All classification outputs are persisted in the product_review_analysis table, linked to the originating review record. This table is the source of truth for all downstream scoring.

product_review_analysis
├── review_id          (FK → scraped review)
├── product_id         (FK → product)
├── sentiment          (positive | neutral | negative)
├── topic_tags         (array of tag labels)
├── key_quoted_phrases (array of verbatim strings)
└── classifier_method  (llm | rule-based)

Impact on Scoring

Classified reviews feed two of the four scoring dimensions used to rank products on the opportunity dashboard:

Market Demand

Sentiment distribution (ratio of positive to negative reviews) combined with total review volume produces the market demand score. A product with high review volume and predominantly positive sentiment signals an active, validated market.

Competitive Gaps

Negative reviews are the primary input for the competitive gap dimension.

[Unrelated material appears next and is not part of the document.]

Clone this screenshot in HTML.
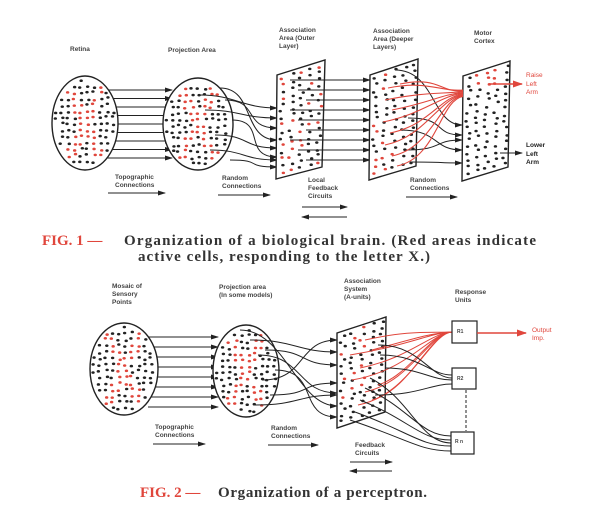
<!DOCTYPE html>
<html><head><meta charset="utf-8"><style>
html,body{margin:0;padding:0;background:#fff;}
svg{display:block}
.l{font-family:"Liberation Sans",sans-serif;font-size:6.5px;fill:#444;font-weight:bold}
.r{font-family:"Liberation Sans",sans-serif;font-size:6.5px;fill:#e0463c}
.c{font-family:"Liberation Serif",serif;font-size:15px;font-weight:bold;fill:#333}
.cr{font-family:"Liberation Serif",serif;font-size:15px;font-weight:bold;fill:#e0463c}
</style></head><body>
<svg id="s" width="600" height="517" viewBox="0 0 600 517" xmlns="http://www.w3.org/2000/svg">
<defs>
<marker id="a" markerWidth="8" markerHeight="6" refX="7" refY="3" orient="auto" markerUnits="userSpaceOnUse"><path d="M0,0.5 L8,3 L0,5.5 z" fill="#222"/></marker>
<marker id="ar" markerWidth="10" markerHeight="7" refX="9" refY="3.5" orient="auto" markerUnits="userSpaceOnUse"><path d="M0,0 L10,3.5 L0,7 z" fill="#e0463c"/></marker>
</defs>
<g id="g"></g>
<text class="l" x="70" y="51">Retina</text>
<text class="l" x="168" y="52">Projection  Area</text>
<text class="l" x="279" y="32">Association</text>
<text class="l" x="279" y="40">Area  (Outer</text>
<text class="l" x="279" y="48">Layer)</text>
<text class="l" x="373" y="33">Association</text>
<text class="l" x="373" y="41">Area  (Deeper</text>
<text class="l" x="373" y="49">Layers)</text>
<text class="l" x="474" y="35">Motor</text>
<text class="l" x="474" y="43">Cortex</text>
<text class="r" x="526" y="77">Raise</text>
<text class="r" x="526" y="86">Left</text>
<text class="r" x="526" y="94">Arm</text>
<text class="l" x="526" y="147" style="fill:#222">Lower</text>
<text class="l" x="526" y="156" style="fill:#222">Left</text>
<text class="l" x="526" y="164" style="fill:#222">Arm</text>
<text class="l" x="115" y="179">Topographic</text>
<text class="l" x="115" y="187">Connections</text>
<text class="l" x="222" y="180">Random</text>
<text class="l" x="222" y="188">Connections</text>
<text class="l" x="308" y="182">Local</text>
<text class="l" x="308" y="190">Feedback</text>
<text class="l" x="308" y="198">Circuits</text>
<text class="l" x="410" y="182">Random</text>
<text class="l" x="410" y="190">Connections</text>
<text class="cr" x="42" y="245">FIG.  1  —</text>
<text class="c" x="124" y="245" textLength="412" lengthAdjust="spacing">Organization of a biological brain.  (Red areas indicate</text>
<text class="c" x="138" y="261" textLength="292" lengthAdjust="spacing">active cells, responding to the letter X.)</text>
<text class="l" x="112" y="288">Mosaic  of</text>
<text class="l" x="112" y="296">Sensory</text>
<text class="l" x="112" y="304">Points</text>
<text class="l" x="219" y="289">Projection  area</text>
<text class="l" x="219" y="297">(In  some  models)</text>
<text class="l" x="344" y="283">Association</text>
<text class="l" x="344" y="291">System</text>
<text class="l" x="344" y="299">(A-units)</text>
<text class="l" x="455" y="294">Response</text>
<text class="l" x="455" y="302">Units</text>
<text class="r" x="532" y="332">Output</text>
<text class="r" x="532" y="340">Imp.</text>
<text class="l" x="155" y="429">Topographic</text>
<text class="l" x="155" y="437">Connections</text>
<text class="l" x="271" y="430">Random</text>
<text class="l" x="271" y="438">Connections</text>
<text class="l" x="355" y="447">Feedback</text>
<text class="l" x="355" y="455">Circuits</text>
<text class="cr" x="140" y="497">FIG.  2  —</text>
<text class="c" x="218" y="497" textLength="209" lengthAdjust="spacing">Organization of a perceptron.</text>
<text class="l" x="457" y="333" style="font-size:5px">R1</text>
<text class="l" x="457" y="380" style="font-size:5px">R2</text>
<text class="l" x="455" y="443" style="font-size:5px">R  n</text>
</svg>
<script>
(function(){
var g=document.getElementById('g'),NS='http://www.w3.org/2000/svg';
var seed=7;function rnd(){seed|=0;seed=seed+0x6D2B79F5|0;var t=Math.imul(seed^seed>>>15,1|seed);t=t+Math.imul(t^t>>>7,61|t)^t;return((t^t>>>14)>>>0)/4294967296;}
function el(n,a){var e=document.createElementNS(NS,n);for(var k in a)e.setAttribute(k,a[k]);g.appendChild(e);return e;}
var K='#222',R='#e0463c';
function ell(cx,cy,rx,ry,xs){
 el('ellipse',{cx:cx,cy:cy,rx:rx,ry:ry,fill:'#fff',stroke:K,'stroke-width':1.4});
 for(var y=cy-ry+4;y<cy+ry-2;y+=6.3)for(var x=cx-rx+3;x<cx+rx-2;x+=6.5){
  var px=x+(rnd()-.5)*3,py=y+(rnd()-.5)*3,dx=(px-cx)/rx,dy=(py-cy)/ry;
  if(dx*dx+dy*dy>0.86)continue;
  var red=xs&&(Math.abs(dy-dx*1.5)<0.25||Math.abs(dy+dx*1.5)<0.25)&&Math.abs(dy)<0.78;
  el('ellipse',{cx:px,cy:py,rx:1.7,ry:1.3,fill:red?R:K});
 }}
function pan(p,redf){
 el('polygon',{points:p.map(function(q){return q.join(',')}).join(' '),fill:'#fff',stroke:K,'stroke-width':1.4});
 for(var v=0.04;v<0.97;v+=0.065)for(var u=0.12;u<0.93;u+=0.2){
  var uu=u+(rnd()-.5)*.1,vv=v+(rnd()-.5)*.03;
  var x=(1-vv)*((1-uu)*p[0][0]+uu*p[1][0])+vv*((1-uu)*p[3][0]+uu*p[2][0]);
  var y=(1-vv)*((1-uu)*p[0][1]+uu*p[1][1])+vv*((1-uu)*p[3][1]+uu*p[2][1]);
  el('ellipse',{cx:x,cy:y,rx:1.7,ry:1.3,fill:redf(uu,vv)?R:K});
 }}
function ln(d,c,w,m){var a={d:d,fill:'none',stroke:c||K,'stroke-width':w||1};if(m)a['marker-end']='url(#'+m+')';return el('path',a);}
var i,y;
for(i=0;i<9;i++){y=90+i*8.5;ln('M105,'+y+' L172,'+y,K,1,'a');}
ell(85,123,33,47,true);ell(198,124,35,46,true);
var c1=[[200,95,277,108],[205,110,277,118],[215,135,277,148],[210,150,277,160],[225,100,277,128],[230,160,277,167],[220,88,277,140],[232,120,277,157]];
c1.forEach(function(c){ln('M'+c[0]+','+c[1]+' C'+(c[0]+35)+','+c[1]+' '+(c[2]-35)+','+c[3]+' '+c[2]+','+c[3],K,1,'a');});
pan([[277,75],[325,60],[322,167],[276,179]],function(u,v){return rnd()<0.28;});
for(i=0;i<9;i++){y=80+i*10;ln('M'+(290+(i%3)*8)+','+y+' L370,'+y,K,1,'a');}
pan([[370,75],[418,59],[416,166],[369,180]],function(u,v){return u<0.5&&rnd()<0.3;});
var c2=[[395,70,462,125],[400,130,462,150],[405,150,462,140],[410,162,462,163],[408,118,462,135]];
c2.forEach(function(c){ln('M'+c[0]+','+c[1]+' C'+(c[0]+40)+','+c[1]+' '+(c[2]-30)+','+c[3]+' '+c[2]+','+c[3],K,1,'a');});
pan([[463,76],[510,61],[508,167],[462,181]],function(u,v){return v<0.18&&u>0.25&&u<0.85;});
var rs=[[388,88],[400,84],[385,100],[392,110],[383,122],[390,133],[385,145],[392,156],[397,166]];
rs.forEach(function(r,k){ln('M'+r[0]+','+r[1]+' C'+(r[0]+40)+','+(r[1]-8)+' 440,'+(92+k)+' 463,'+(90+k*0.8),R,1.1);});
ln('M490,84 L522,84',R,1.6,'ar');
ln('M500,153 L522,153',K,1,'a');
ln('M108,193 L165,193',K,1,'a');ln('M218,195 L270,195',K,1,'a');
ln('M302,207 L347,207',K,1,'a');ln('M347,217 L302,217',K,1,'a');
ln('M406,197 L457,197',K,1,'a');
for(i=0;i<8;i++){y=337+i*10;ln('M148,'+y+' L218,'+y,K,1,'a');}
ell(124,369,34,46,true);ell(246,371,33,46,true);
var c3=[[250,340,337,352],[265,350,337,365],[270,395,337,383],[255,405,337,395],[240,330,337,406],[275,370,337,417],[262,380,337,340],[258,355,337,393]];
c3.forEach(function(c){ln('M'+c[0]+','+c[1]+' C'+(c[0]+45)+','+c[1]+' '+(c[2]-40)+','+c[3]+' '+c[2]+','+c[3],K,1,'a');});
pan([[337,333],[386,317],[385,412],[337,428]],function(u,v){return u<0.6&&v<0.7&&rnd()<0.3;});
var r2=[[365,340],[350,355],[360,368],[352,380],[365,392],[358,405],[372,350],[378,385],[372,400]];
r2.forEach(function(r){ln('M'+r[0]+','+r[1]+' C410,'+(r[1]-10)+' 430,333 452,332',R,1);});
var b2=[[380,355,452,375],[385,368,452,380],[375,395,452,384],[378,345,452,378]];
b2.forEach(function(c){ln('M'+c[0]+','+c[1]+' C420,'+c[1]+' 430,'+c[3]+' '+c[2]+','+c[3],K,1);});
var b3=[[360,400,451,440],[355,412,451,446],[350,420,451,451],[365,388,451,436],[370,378,451,443]];
b3.forEach(function(c){ln('M'+c[0]+','+c[1]+' C410,'+(c[1]+20)+' 420,'+c[3]+' '+c[2]+','+c[3],K,1);});
el('rect',{x:452,y:321,width:25,height:22,fill:'#fff',stroke:K,'stroke-width':1.2});
el('rect',{x:452,y:368,width:24,height:21,fill:'#fff',stroke:K,'stroke-width':1.2});
el('rect',{x:451,y:432,width:23,height:22,fill:'#fff',stroke:K,'stroke-width':1.2});
ln('M466,390 L466,431',K,1).setAttribute('stroke-dasharray','3,2');
ln('M477,333 L526,333',R,1.6,'ar');
ln('M153,444 L205,444',K,1,'a');ln('M268,445 L318,445',K,1,'a');
ln('M350,462 L392,462',K,1,'a');ln('M392,471 L350,471',K,1,'a');
})();
</script>
</body></html>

The classifier's topic tags on negative reviews pinpoint the specific categories where existing products are failing — e.g. a cluster of pricing + negative tags indicates users are underserved by current pricing models, representing a replication opportunity.


Classifier Methods

The pipeline supports two classifier modes:

  • LLM-based — uses a language model to interpret nuanced or ambiguous review language; higher accuracy on complex text
  • Rule-based — uses keyword and pattern matching; faster and lower-cost for high-volume processing

Both modes produce the same three output fields stored in product_review_analysis.